The book’s publication would come just four months later. But the snag in this plan was a growing controversy about whether the First Lady should attend the conference because China was holding human rights advocate Harry Wu on espionage charges. Wu had spent nineteen years in Chinese labor camps, then come to the United States and become an American citizen, where he continued his human rights activism. Just a few months before, he had been detained during a visit back to China.
Mr. Wu was convicted and then, inexplicably, deported, so Mrs. Clinton’s dilemma of whether or not to go became moot. Anyone who has studied the trajectory of her career would say that that speech was the beginning of becoming a politician in her own right and that her platform would be women’s rights.
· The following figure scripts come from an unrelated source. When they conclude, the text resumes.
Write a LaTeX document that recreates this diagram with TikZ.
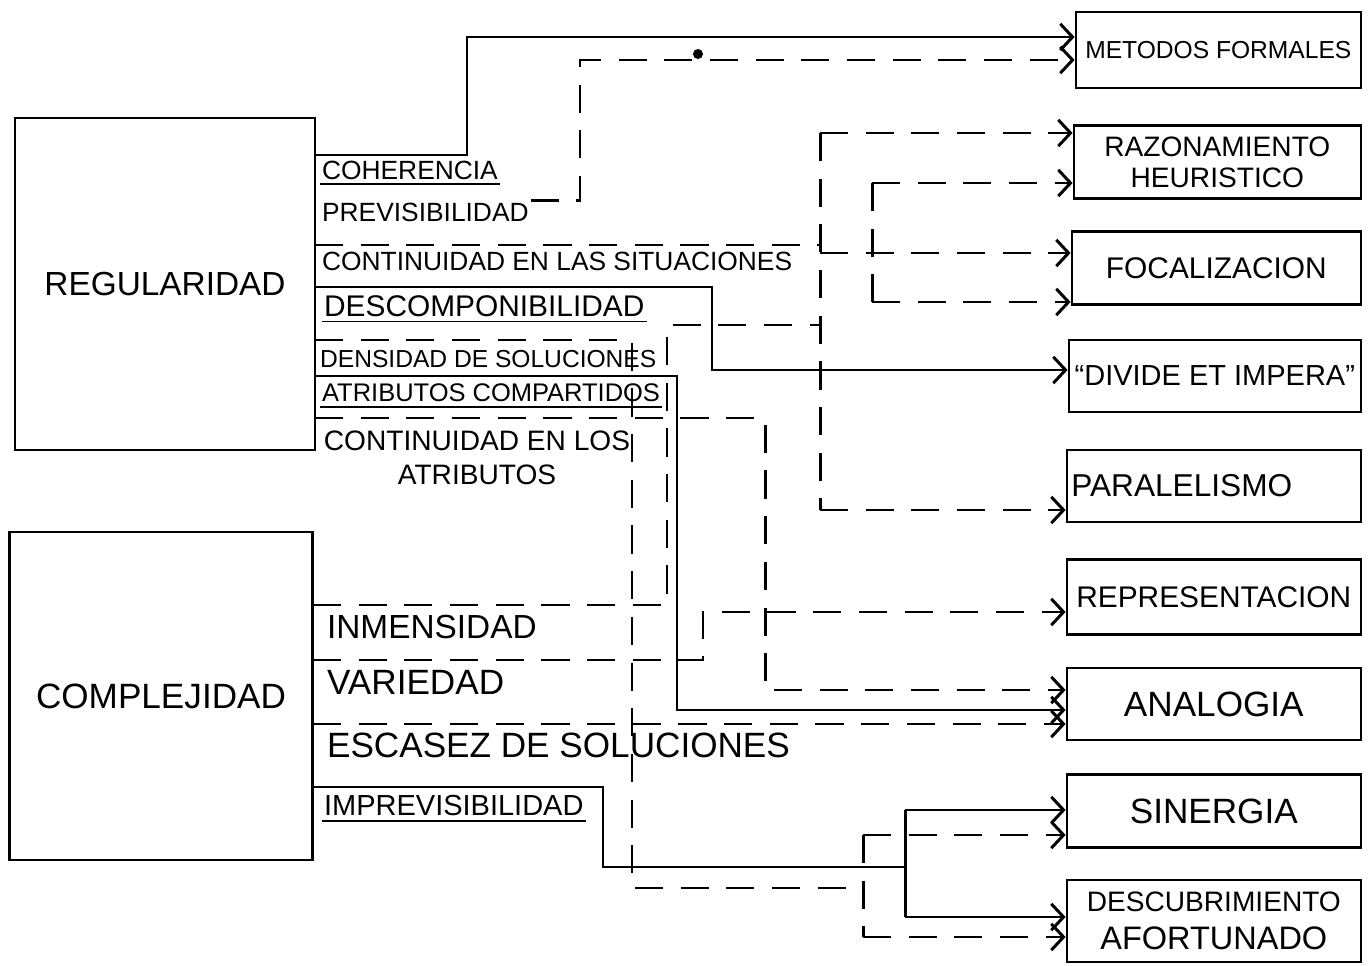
\documentclass[tikz,border=0pt]{standalone}
\usepackage{fontspec}
\setmainfont{Liberation Sans}
\usepackage{tikz}
\usetikzlibrary{arrows.meta}

\newcommand{\fsz}[1]{\fontsize{#1}{#1}\selectfont}

\tikzset{
	ln/.style={line width=1.7pt},
	bx/.style={draw, line width=1.4pt, inner sep=0pt},
	rbox/.style={bx, anchor=east, minimum width=5.88cm, minimum height=1.46cm},
	lbl/.style={anchor=west, inner sep=1pt},
	uline/.style={line width=0.9pt},
	>={Straight Barb[length=7pt,width=15pt]}
}

\begin{document}
\begin{tikzpicture}[x=0.02cm, y=-0.02cm]
		\useasboundingbox (0,0) rectangle (1370,966);
		
		% left blocks
		\node[bx, minimum width=6cm, minimum height=6.64cm, font=\fsz{19}] (reg) at (165,284) {REGULARIDAD};
		\node[bx, minimum width=6.06cm, minimum height=6.56cm, font=\fsz{20}] (com) at (161,696) {COMPLEJIDAD};
		
		% right blocks
		\node[rbox, minimum width=5.7cm, minimum height=1.52cm, font=\fsz{14}] (met) at (1362,50) {METODOS FORMALES};
		\node[rbox, minimum width=5.74cm, align=center, font=\fontsize{16}{17.5}\selectfont] (raz) at (1362,162) {RAZONAMIENTO\\HEURISTICO};
		\node[rbox, minimum width=5.78cm, font=\fsz{17}] (foc) at (1362,268) {FOCALIZACION};
		\node[rbox, minimum width=5.84cm, minimum height=1.44cm, font=\fsz{16.5}] (div) at (1362,376) {“DIVIDE ET IMPERA”};
		\node[rbox, minimum height=1.44cm, text width=5.7cm, align=left, font=\fsz{18}] (par) at (1362,486) {PARALELISMO};
		\node[rbox, minimum height=1.5cm, font=\fsz{17}] (rep) at (1362,597) {REPRESENTACION};
		\node[rbox, minimum height=1.44cm, font=\fsz{20}] (ana) at (1362,704) {ANALOGIA};
		\node[rbox, font=\fsz{20}] (sin) at (1362,811) {SINERGIA};
		\node[rbox, minimum height=1.64cm, align=center, font=\fontsize{16}{21.5}\selectfont] (des) at (1362,921) {DESCUBRIMIENTO\\{\fsz{18.5}AFORTUNADO}};
		
		% properties
		\node[lbl, font=\fsz{15}] (coh) at (320,170) {COHERENCIA};
		\node[lbl, font=\fsz{15}] (prev) at (320,212) {PREVISIBILIDAD};
		\node[lbl, font=\fsz{15}] (cont) at (320,261) {CONTINUIDAD EN LAS SITUACIONES};
		\node[lbl, font=\fsz{17}] (desc) at (322,306) {DESCOMPONIBILIDAD};
		\node[lbl, font=\fsz{14}] (dens) at (318,359) {DENSIDAD DE SOLUCIONES};
		\node[lbl, font=\fsz{14.5}] (atr) at (320,393) {ATRIBUTOS COMPARTIDOS};
		\node[align=center, inner sep=0pt, font=\fontsize{16}{19}\selectfont] (cla) at (477,458) {CONTINUIDAD EN LOS\\ATRIBUTOS};
		\node[lbl, font=\fsz{19}] (inm) at (325,627) {INMENSIDAD};
		\node[lbl, font=\fsz{20}] (var) at (325,682) {VARIEDAD};
		\node[lbl, font=\fsz{20}] (esc) at (325,745) {ESCASEZ DE SOLUCIONES};
		\node[lbl, font=\fsz{16.5}] (impr) at (322,806) {IMPREVISIBILIDAD};
		
		\foreach \n in {coh, desc, atr, impr}
			\draw[uline] ([yshift=-1.5pt]\n.south west) -- ([yshift=-1.5pt]\n.south east);
		
		\coordinate (cohA) at (315,155);   \coordinate (cohB) at (467,37);
		\coordinate (prevB) at (580,60);
		\coordinate (contA) at (315,245);
		\coordinate (descA) at (315,287);  \coordinate (descB) at (712,370);
		\coordinate (densA) at (315,340);  \coordinate (densB) at (632,888);
		\coordinate (atrA) at (315,376);   \coordinate (atrB) at (677,710);
		\coordinate (claA) at (315,418);   \coordinate (claB) at (765,690);
		\coordinate (inmA) at (313,605);   \coordinate (inmB) at (667,325);
		\coordinate (varA) at (313,660);   \coordinate (varB) at (703,612);
		\coordinate (escA) at (313,724);
		\coordinate (imprA) at (313,787);  \coordinate (imprB) at (603,867);
		
		\coordinate (busT) at (820,133);   \coordinate (busM) at (820,253);
		\coordinate (busB) at (820,510);
		\coordinate (busHT) at (872,183);  \coordinate (busHB) at (872,302);
		\coordinate (busST) at (863,835);  \coordinate (busSB) at (863,937);
		\coordinate (busIT) at (905,810);  \coordinate (busIB) at (905,917);
		
		% solid links
		\begin{scope}[ln]
			\draw[->] (cohA) -| (cohB) -- (met.west |- cohB);
			\draw[->] (descA) -| (descB) -- (div.west |- descB);
			\draw[->] (atrA) -| (atrB) -- (ana.west |- atrB);
			\draw (imprA) -| (imprB) -- (imprB -| busIT);
			\draw (busIT) -- (busIB);
			\draw[->] (busIT) -- (sin.west |- busIT);
			\draw[->] (busIB) -- (des.west |- busIB);
		\end{scope}
		
		% dashed links
		\begin{scope}[ln, dash pattern=on 16pt off 10pt]
			\draw[->] (prev.north east) -| (prevB) -- (met.west |- prevB);
			\draw (contA) -- (contA -| busT);
			\draw (busT) -- (busB);
			\draw[->] (busT) -- (raz.west |- busT);
			\draw[->] (busM) -- (foc.west |- busM);
			\draw[->] (busB) -- (par.west |- busB);
			\draw (busHT) -- (busHB);
			\draw[->] (busHT) -- (raz.west |- busHT);
			\draw[->] (busHB) -- (foc.west |- busHB);
			\draw (inmA) -| (inmB) -- (inmB -| busT);
			\draw (densA) -| (densB) -- (densB -| busST);
			\draw (busST) -- (busSB);
			\draw[->] (busST) -- (sin.west |- busST);
			\draw[->] (busSB) -- (des.west |- busSB);
			\draw[->] (claA) -| (claB) -- (ana.west |- claB);
			\draw[->] (varA) -| (varB) -- (rep.west |- varB);
			\draw[->] (escA) -- (ana.west |- escA);
		\end{scope}
		
		\fill (698,54) circle [radius=0.1cm];
	\end{tikzpicture}
\end{document}
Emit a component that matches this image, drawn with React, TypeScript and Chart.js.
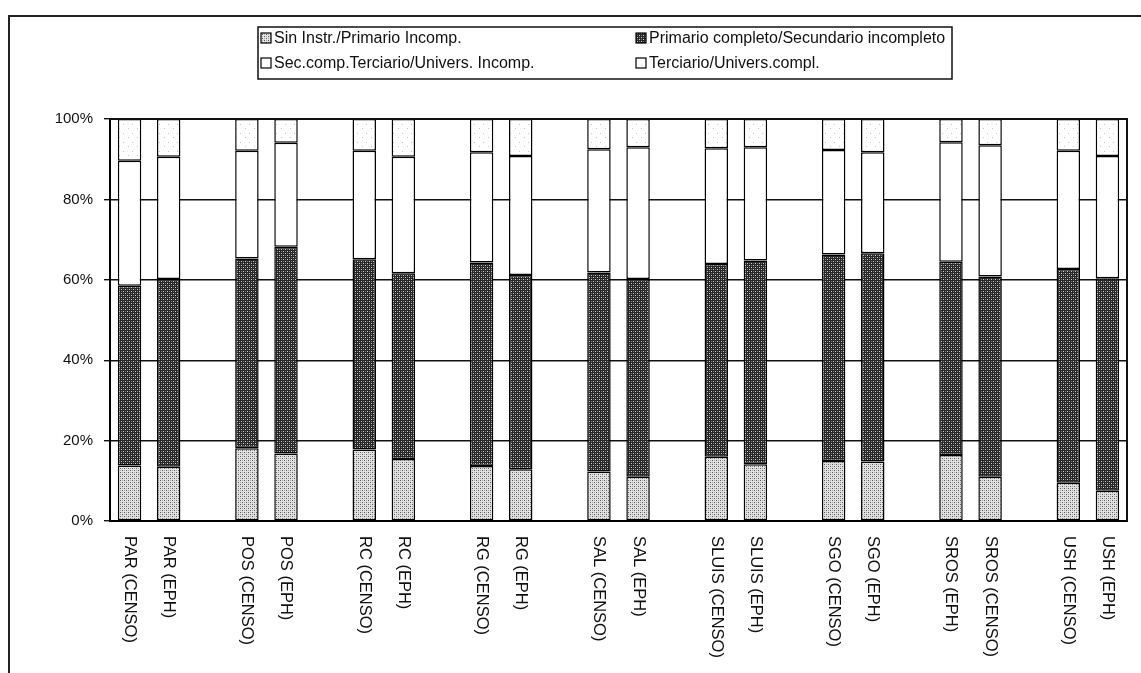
import React, { useEffect, useRef } from 'react';
import { Chart, registerables } from 'chart.js';

Chart.register(...registerables);

// Bar labels (in display order)
const barLabels = [
  'PAR (CENSO)', 'PAR (EPH)',
  'POS (CENSO)', 'POS (EPH)',
  'RC (CENSO)', 'RC (EPH)',
  'RG (CENSO)', 'RG (EPH)',
  'SAL (CENSO)', 'SAL (EPH)',
  'SLUIS (CENSO)', 'SLUIS (EPH)',
  'SGO (CENSO)', 'SGO (EPH)',
  'SROS (EPH)', 'SROS (CENSO)',
  'USH (CENSO)', 'USH (EPH)',
];

const seriesNames = [
  'Sin Instr./Primario Incomp.',
  'Primario completo/Secundario incompleto',
  'Sec.comp.Terciario/Univers. Incomp.',
  'Terciario/Univers.compl.',
];

const sinInstr = [13.8, 13.5, 18.1, 16.8, 17.8, 15.4, 13.7, 12.9, 12.3, 11.0, 16.0, 14.1, 14.9, 14.8, 16.4, 11.0, 9.5, 7.5];
const primarioCompleto = [44.7, 46.7, 47.2, 51.4, 47.3, 46.2, 50.6, 48.3, 49.5, 49.2, 47.9, 50.7, 51.4, 51.8, 48.1, 49.8, 53.2, 52.9];
const secComp = [31.1, 30.4, 26.8, 25.9, 27.0, 29.0, 27.4, 29.6, 30.7, 32.8, 28.8, 28.2, 26.0, 25.1, 29.7, 32.7, 29.4, 30.4];
const terciario = [10.4, 9.4, 7.9, 5.9, 7.9, 9.4, 8.3, 9.2, 7.5, 7.0, 7.3, 7.0, 7.7, 8.3, 5.8, 6.5, 7.9, 9.2];

const yTicks = [0, 20, 40, 60, 80, 100];

const FONT = '"Liberation Sans", Arial, sans-serif';

// insert an empty slot after every pair of bars
function withGaps<T>(arr: T[], blank: T): T[] {
  const out: T[] = [];
  arr.forEach((v, i) => {
    out.push(v);
    if (i % 2 === 1 && i < arr.length - 1) out.push(blank);
  });
  return out;
}

function makePattern(kind: number): CanvasPattern | string {
  const c = document.createElement('canvas');
  const ctx = c.getContext('2d');
  if (!ctx) return '#fff';
  if (kind === 0) {
    c.width = 4; c.height = 4;
    ctx.fillStyle = '#e2e2e2';
    ctx.fillRect(0, 0, 4, 4);
    ctx.fillStyle = '#5a5a5a';
    ctx.fillRect(0, 0, 1, 1);
    ctx.fillRect(2, 2, 1, 1);
    ctx.fillStyle = '#a8a8a8';
    ctx.fillRect(2, 0, 1, 1);
    ctx.fillRect(0, 2, 1, 1);
  } else if (kind === 1) {
    c.width = 4; c.height = 4;
    ctx.fillStyle = '#262626';
    ctx.fillRect(0, 0, 4, 4);
    ctx.fillStyle = '#d0d0d0';
    ctx.fillRect(1, 1, 1, 1);
    ctx.fillRect(3, 3, 1, 1);
    ctx.fillStyle = '#777';
    ctx.fillRect(3, 1, 1, 1);
    ctx.fillRect(1, 3, 1, 1);
  } else if (kind === 2) {
    c.width = 4; c.height = 4;
    ctx.fillStyle = '#ffffff';
    ctx.fillRect(0, 0, 4, 4);
  } else {
    c.width = 9; c.height = 9;
    ctx.fillStyle = '#ffffff';
    ctx.fillRect(0, 0, 9, 9);
    ctx.fillStyle = '#c4c4c4';
    ctx.fillRect(2, 2, 1, 1);
    ctx.fillRect(6, 7, 1, 1);
  }
  return ctx.createPattern(c, 'repeat') || '#fff';
}

export default function App() {
  const ref = useRef<HTMLCanvasElement | null>(null);

  useEffect(() => {
    if (!ref.current) return;
    const patterns = [0, 1, 2, 3].map((k) => makePattern(k));
    const slotLabels = withGaps<string>(barLabels, '');
    const seriesData = [sinInstr, primarioCompleto, secComp, terciario].map((s) =>
      withGaps<number | null>(s, null)
    );

    const framePlugin = {
      id: 'frame',
      beforeDraw(chart: any) {
        const ctx = chart.ctx;
        ctx.save();
        ctx.fillStyle = '#ffffff';
        ctx.fillRect(0, 0, chart.width, chart.height);
        ctx.strokeStyle = '#222';
        ctx.lineWidth = 2;
        ctx.beginPath();
        ctx.moveTo(9, chart.height);
        ctx.lineTo(9, 16);
        ctx.lineTo(chart.width, 16);
        ctx.stroke();
        ctx.restore();
      },
      afterDraw(chart: any) {
        const ctx = chart.ctx;
        const area = chart.chartArea;
        const xs = chart.scales.x;
        ctx.save();
        // plot right edge and top
        ctx.strokeStyle = '#111';
        ctx.lineWidth = 2;
        ctx.beginPath();
        ctx.moveTo(area.left, area.top);
        ctx.lineTo(area.right, area.top);
        ctx.lineTo(area.right, area.bottom);
        ctx.stroke();

        // rotated category labels (reading top to bottom)
        ctx.fillStyle = '#111';
        ctx.font = `16.5px ${FONT}`;
        ctx.textAlign = 'left';
        ctx.textBaseline = 'middle';
        slotLabels.forEach((lab, i) => {
          if (!lab) return;
          const x = xs.getPixelForValue(i);
          ctx.save();
          ctx.translate(x, area.bottom + 15);
          ctx.rotate(Math.PI / 2);
          ctx.fillText(lab, 0, 0);
          ctx.restore();
        });

        // legend box
        const lx = 258, ly = 27, lw = 694, lh = 52;
        ctx.strokeStyle = '#111';
        ctx.lineWidth = 1.5;
        ctx.fillStyle = '#fff';
        ctx.fillRect(lx, ly, lw, lh);
        ctx.strokeRect(lx, ly, lw, lh);
        const cols = [261, 636];
        const rows = [38, 63];
        ctx.font = `16px ${FONT}`;
        ctx.textBaseline = 'middle';
        chart.data.datasets.forEach((ds: any, i: number) => {
          const cx = cols[i % 2];
          const cy = rows[Math.floor(i / 2)];
          ctx.fillStyle = ds.backgroundColor;
          ctx.fillRect(cx, cy - 5, 10, 10);
          ctx.strokeStyle = '#000';
          ctx.lineWidth = 1.2;
          ctx.strokeRect(cx, cy - 5, 10, 10);
          ctx.fillStyle = '#111';
          ctx.fillText(ds.label, cx + 13, cy + 1);
        });
        ctx.restore();
      },
    };

    const chart = new Chart(ref.current, {
      type: 'bar',
      data: {
        labels: slotLabels,
        datasets: seriesNames.map((name, i) => ({
          label: name,
          data: seriesData[i],
          backgroundColor: patterns[i] as any,
          borderColor: '#000',
          borderWidth: 1.5,
          borderSkipped: false,
          barPercentage: 0.6,
          categoryPercentage: 1,
        })),
      },
      options: {
        responsive: false,
        animation: false,
        devicePixelRatio: 1,
        layout: { padding: { left: 0, right: 14, top: 119, bottom: 152 } },
        plugins: {
          legend: { display: false },
          tooltip: { enabled: false },
          title: { display: false },
        },
        scales: {
          x: {
            stacked: true,
            grid: { display: false },
            border: { display: true, color: '#000', width: 2 },
            ticks: { display: false },
            afterFit: (s: any) => { s.height = 0; },
          },
          y: {
            stacked: true,
            min: 0,
            max: 100,
            afterBuildTicks: (s: any) => { s.ticks = yTicks.map((v) => ({ value: v })); },
            ticks: {
              callback: (v: any) => `${v}%`,
              color: '#111',
              font: { family: FONT, size: 15 },
              padding: 11,
            },
            grid: { color: '#111', lineWidth: 1.4, tickLength: 6, drawTicks: true },
            border: { display: true, color: '#000', width: 2 },
            afterFit: (s: any) => { s.width = 110; },
          },
        },
      },
      plugins: [framePlugin],
    });
    return () => chart.destroy();
  }, []);

  return (
    <div style={{ position: 'fixed', left: 0, top: 0, width: 1141, height: 673, background: '#fff' }}>
      <canvas ref={ref} width={1141} height={673} style={{ display: 'block' }} />
    </div>
  );
}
Probably the most famous line from her speech is: “If there is one message that echoes forth from this conference, let it be that human rights are women’s rights and women’s rights are human rights, once and for all.”
One day when I was staring out the window at the Rockefeller ranch, distracted by the natural beauty and wishing I was hiking or swimming, I received a package. The handwriting was familiar. I tore open the cardboard box and saw that Bob Kerrey had sent me a care package. We had talked on the phone the week before, and I must have sounded a bit down.
The box was filled with some small presents, mostly things to make me laugh, wacky collages he had made and gag gifts. But he had also included a letter, and its tone was somber, telling me about a friend who had just suffered the loss of a child.
“He will be thinking of death, now; wishing it would come to him, wondering why this had to happen,” he wrote. “I don’t have anything close to an answer. Sorry for the grief mixed with the gifts. I am afraid it’s hard to find a day without both. I’ll be happier when you finish the Village people.”
So will I, I thought. So will I. Or so I thought.